Tom reached across the table for her hand. She removed it just far enough away for him not to be able to touch her.
‘He’s eight,’ Tom said. ‘He’s still a little boy. Little boys – and girls for that matter – give Christmas another dimension. You know they do. And another thing. It’s just too soon for me to feel that Christmas is as Christmas was.’
‘Was?’
‘When Rufus was here.’
‘Well,’ Dale said.
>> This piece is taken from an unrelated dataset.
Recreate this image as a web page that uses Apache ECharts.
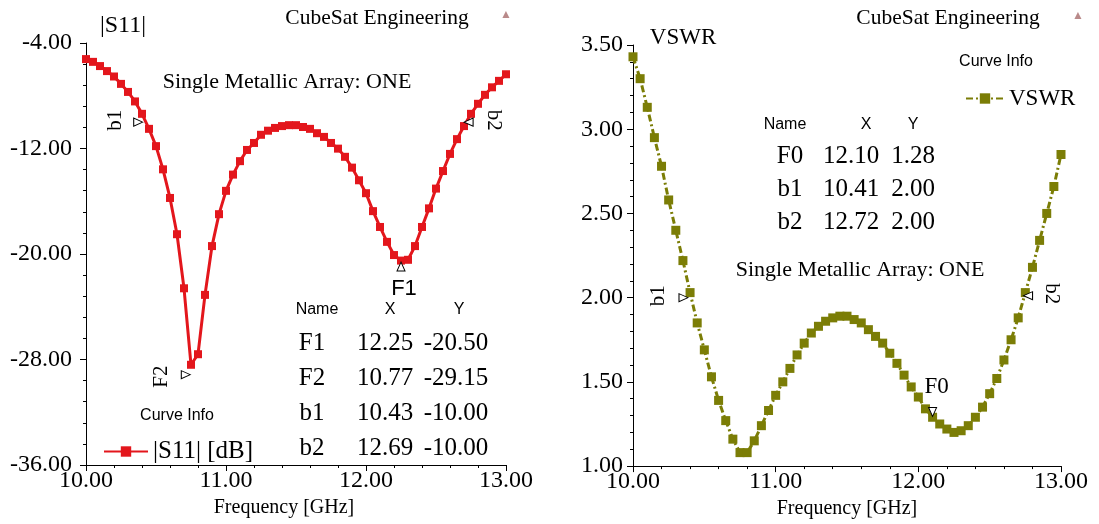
<!DOCTYPE html>
<html>
<head>
<meta charset="utf-8">
<script src="https://cdn.jsdelivr.net/npm/echarts@6/dist/echarts.min.js"></script>
<style>
  html, body { margin: 0; background: #fff; }
  #chart { width: 1099px; height: 524px; }
</style>
</head>
<body>
<div id="chart"></div>
<script>
// frequency sweep, GHz
const freqs = [
  10.00, 10.05, 10.10, 10.15, 10.20, 10.25, 10.30, 10.35, 10.40, 10.45,
  10.50, 10.55, 10.60, 10.65, 10.70, 10.75, 10.80, 10.85, 10.90, 10.95,
  11.00, 11.05, 11.10, 11.15, 11.20, 11.25, 11.30, 11.35, 11.40, 11.45,
  11.50, 11.55, 11.60, 11.65, 11.70, 11.75, 11.80, 11.85, 11.90, 11.95,
  12.00, 12.05, 12.10, 12.15, 12.20, 12.25, 12.30, 12.35, 12.40, 12.45,
  12.50, 12.55, 12.60, 12.65, 12.70, 12.75, 12.80, 12.85, 12.90, 12.95, 13.00,
];

// |S11| in dB
const s11 = [
  -5.22, -5.43, -5.75, -6.13, -6.54, -7.10, -7.71, -8.43, -9.37, -10.51,
  -11.82, -13.58, -15.75, -18.50, -22.60, -28.40, -27.60, -23.10, -19.40, -16.98,
  -15.21, -13.98, -12.96, -12.11, -11.58, -10.96, -10.65, -10.44, -10.30, -10.23,
  -10.23, -10.37, -10.51, -10.84, -11.12, -11.58, -12.01, -12.63, -13.45, -14.41,
  -15.39, -16.75, -17.95, -19.08, -20.08, -20.50, -20.44, -19.40, -17.95, -16.54,
  -15.04, -13.71, -12.41, -11.29, -10.30, -9.37, -8.61, -7.93, -7.36, -6.87, -6.37,
];

const vswr = [
  3.43, 3.30, 3.13, 2.95, 2.78, 2.58, 2.40, 2.22, 2.03, 1.85,
  1.69, 1.53, 1.39, 1.27, 1.16, 1.08, 1.08, 1.15, 1.24, 1.33,
  1.42, 1.50, 1.58, 1.66, 1.73, 1.79, 1.83, 1.86, 1.88, 1.89,
  1.89, 1.87, 1.85, 1.81, 1.77, 1.73, 1.67, 1.61, 1.54, 1.47,
  1.41, 1.34, 1.29, 1.25, 1.22, 1.20, 1.21, 1.24, 1.29, 1.35,
  1.43, 1.52, 1.63, 1.75, 1.88, 2.03, 2.18, 2.34, 2.50, 2.66, 2.85,
];

// marker tables: [name, x, y]
const s11Markers = [
  ["F1", 12.25, -20.50],
  ["F2", 10.77, -29.15],
  ["b1", 10.43, -10.00],
  ["b2", 12.69, -10.00],
];
const vswrMarkers = [
  ["F0", 12.10, 1.28],
  ["b1", 10.41, 2.00],
  ["b2", 12.72, 2.00],
];

const s11Ticks = [-36, -28, -20, -12, -4];
const s11MinorTicks = [];
for (let i = 0; i < s11Ticks.length - 1; i++) {
  for (let k = 1; k < 5; k++) s11MinorTicks.push(s11Ticks[i] + k * 1.6);
}

const RED = "#e3161c";
const OLIVE = "#7b7d06";
const SERIF = "Liberation Serif";
const SANS = "Liberation Sans";

// triangle + label placement per marker; label offsets are in the
// label's rotated frame (rotate 90: [0,-d] moves left; rotate -90: [0,-d] moves right)
const markerLook = {
  s11: {
    F1: { rot: 0, off: [0, 6], label: [3, 22], lrot: 0, font: SANS, size: 22 },
    F2: { rot: -90, off: [-8, 0], label: [-2, -24], lrot: 90 },
    b1: { rot: -90, off: [-8, 0], label: [2, -23], lrot: 90 },
    b2: { rot: 90, off: [6, 0], label: [-2, -25], lrot: -90 },
  },
  vswr: {
    F0: { rot: 180, off: [0, -7], label: [4, -25], lrot: 0, size: 23 },
    b1: { rot: -90, off: [-8, 0], label: [2, -25], lrot: 90 },
    b2: { rot: 90, off: [7, -2], label: [-2, -23], lrot: -90 },
  },
};

function markPoints(list, look) {
  return list.map(([name, x, y]) => {
    const m = look[name];
    return {
      name,
      coord: [x, y],
      symbol: "triangle",
      symbolSize: [8, 9],
      symbolRotate: m.rot,
      symbolOffset: m.off,
      itemStyle: { color: "#fff", borderColor: "#000", borderWidth: 1 },
      label: {
        show: true,
        formatter: name,
        position: "inside",
        offset: m.label,
        rotate: m.lrot,
        color: "#000",
        fontFamily: m.font || SERIF,
        fontSize: m.size || 21,
      },
    };
  });
}

function tableTexts(list, headXs, rowXs, y0, firstGap, dy) {
  const out = [];
  ["Name", "X", "Y"].forEach((h, i) =>
    out.push(label(h, headXs[i], y0, 16, SANS)),
  );
  list.forEach((row, r) => {
    const cells = [row[0], row[1].toFixed(2), row[2].toFixed(2)];
    cells.forEach((c, i) => out.push(label(c, rowXs[i], y0 + firstGap + r * dy, 25, SERIF)));
  });
  return out;
}

function label(text, x, y, size, family, extra) {
  return {
    type: "text", x, y,
    style: Object.assign(
      { text, font: `${size}px ${family}`, fill: "#000", align: "center", verticalAlign: "middle" },
      extra || {},
    ),
  };
}

const axisText = { color: "#000", fontFamily: SERIF, fontSize: 24 };
const blackLine = { lineStyle: { color: "#000", width: 1 } };

const xAxisBase = (gridIndex, namePad) => ({
  type: "value",
  gridIndex,
  min: 10,
  max: 13,
  interval: 1,
  name: "Frequency [GHz]",
  nameLocation: "middle",
  nameGap: 28,
  nameTextStyle: { color: "#000", fontFamily: SERIF, fontSize: 20, padding: namePad },
  axisLine: { show: true, ...blackLine },
  axisTick: { show: true, length: 6, ...blackLine },
  minorTick: { show: true, splitNumber: 5, length: 3, ...blackLine },
  splitLine: { show: false },
  axisLabel: { ...axisText, margin: 4, formatter: (v) => v.toFixed(2) },
});

const chart = echarts.init(document.getElementById("chart"), null, { renderer: "canvas" });

chart.setOption({
  backgroundColor: "#fff",
  animation: false,
  grid: [
    { left: 86, top: 43, width: 420, height: 422 },
    { left: 633, top: 45, width: 428, height: 422 },
  ],
  xAxis: [xAxisBase(0, [0, 24, 0, 0]), xAxisBase(1, 0)],
  yAxis: [
    {
      type: "value",
      gridIndex: 0,
      min: -36,
      max: -4,
      axisLine: { show: true, ...blackLine },
      axisTick: { show: true, length: 6, customValues: s11Ticks, ...blackLine },
      splitLine: { show: false },
      axisLabel: { ...axisText, margin: 14, customValues: s11Ticks, formatter: (v) => v.toFixed(2) },
    },
    {
      type: "value",
      gridIndex: 0,
      min: -36,
      max: -4,
      position: "left",
      axisLine: { show: false },
      axisTick: { show: true, length: 3, customValues: s11MinorTicks, ...blackLine },
      splitLine: { show: false },
      axisLabel: { show: false },
    },
    {
      type: "value",
      gridIndex: 1,
      min: 1,
      max: 3.5,
      interval: 0.5,
      axisLine: { show: true, ...blackLine },
      axisTick: { show: true, length: 6, ...blackLine },
      minorTick: { show: true, splitNumber: 5, length: 3, ...blackLine },
      splitLine: { show: false },
      axisLabel: { ...axisText, margin: 10, formatter: (v) => v.toFixed(2) },
    },
  ],
  legend: [
    {
      data: ["|S11| [dB]"],
      left: 98,
      top: 434,
      itemWidth: 44,
      itemHeight: 13,
      itemGap: 10,
      textStyle: { color: "#000", fontFamily: SERIF, fontSize: 25 },
    },
    {
      data: ["VSWR"],
      left: 960,
      top: 82,
      itemWidth: 38,
      itemHeight: 13,
      textStyle: { color: "#000", fontFamily: SERIF, fontSize: 23 },
    },
  ],
  series: [
    {
      name: "|S11| [dB]",
      type: "line",
      xAxisIndex: 0,
      yAxisIndex: 0,
      data: freqs.map((f, i) => [f, s11[i]]),
      symbol: "rect",
      symbolSize: 8,
      showAllSymbol: true,
      lineStyle: { color: RED, width: 3 },
      itemStyle: { color: RED },
      markPoint: { silent: true, data: markPoints(s11Markers, markerLook.s11) },
      z: 3,
    },
    {
      name: "VSWR",
      type: "line",
      xAxisIndex: 1,
      yAxisIndex: 2,
      data: freqs.map((f, i) => [f, vswr[i]]),
      symbol: "rect",
      symbolSize: 9,
      showAllSymbol: true,
      lineStyle: { color: OLIVE, width: 3, type: [7, 3, 2, 3] },
      itemStyle: { color: OLIVE },
      markPoint: { silent: true, data: markPoints(vswrMarkers, markerLook.vswr) },
      z: 3,
    },
  ],
  graphic: [
    // left panel
    label("|S11|", 123, 26, 24, SERIF),
    label("CubeSat Engineering", 377, 18, 21.5, SERIF),
    label("\u25B2", 506, 15, 12, SANS, { fill: "#b98a8a" }),
    label("Single Metallic Array: ONE", 287, 82, 22, SERIF),
    label("Curve Info", 177, 416, 16, SANS),
    ...tableTexts(s11Markers, [317, 390, 459], [312, 385, 456], 310, 33, 35),
    // right panel
    label("VSWR", 683, 38, 23, SERIF),
    label("CubeSat Engineering", 948, 18, 21.5, SERIF),
    label("\u25B2", 1078, 16, 12, SANS, { fill: "#b98a8a" }),
    label("Curve Info", 996, 62, 16, SANS),
    ...tableTexts(vswrMarkers, [785, 866, 913], [790, 851, 913], 125, 31, 33),
    label("Single Metallic Array: ONE", 860, 270, 22, SERIF),
  ],
});
</script>
</body>
</html>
She could feel her voice hardening and was not, somehow, able to stop it. ‘Well, it may be too soon to play at Christmases again, but it doesn’t seem to be too soon to play at having a girlfriend.’
Tom lifted both hands to his face, took his spectacles off again and folded them on the table in front of him.
‘Elizabeth Brown, I suppose you mean.’
‘Yes.’
‘Friend, not girlfriend.’
Dale said nothing. She got up and ladled a scoop of chopped leeks and vegetable stock into the liquidizer.
‘How do you know about her?’
‘I looked at the plans in your studio. I heard you on the telephone. And you haven’t been here on three nights when I’ve rung. You’re always here, always. I always know it’ll be you and Basil listening to opera or snoozing in front of the telly.’
‘Dale,’ Tom said, ‘did I ever question your right to your relationship with Neil?’
Dale gave the liquidizer switch a flick on. Above the roar of its motor, she shouted, ‘No. In fact, I sometimes wondered how much you cared.’
Tom said, steadily and loudly, ‘I cared very much. Switch that thing off.’
She obeyed him.
‘I have had two meals with Elizabeth Brown,’ Tom said. ‘And she has come down from London on three weekday evenings, once for a concert, once for the cinema, and once for a private view of a painter friend of her father’s, which was very indifferent indeed.’
Dale rocked the liquidizer a little, and the thick greenish liquid swelled against the sides.
‘But you’ve never even done that before.’
‘No. Because I was married. I went to concerts and the cinema with Josie and you didn’t like that much either.’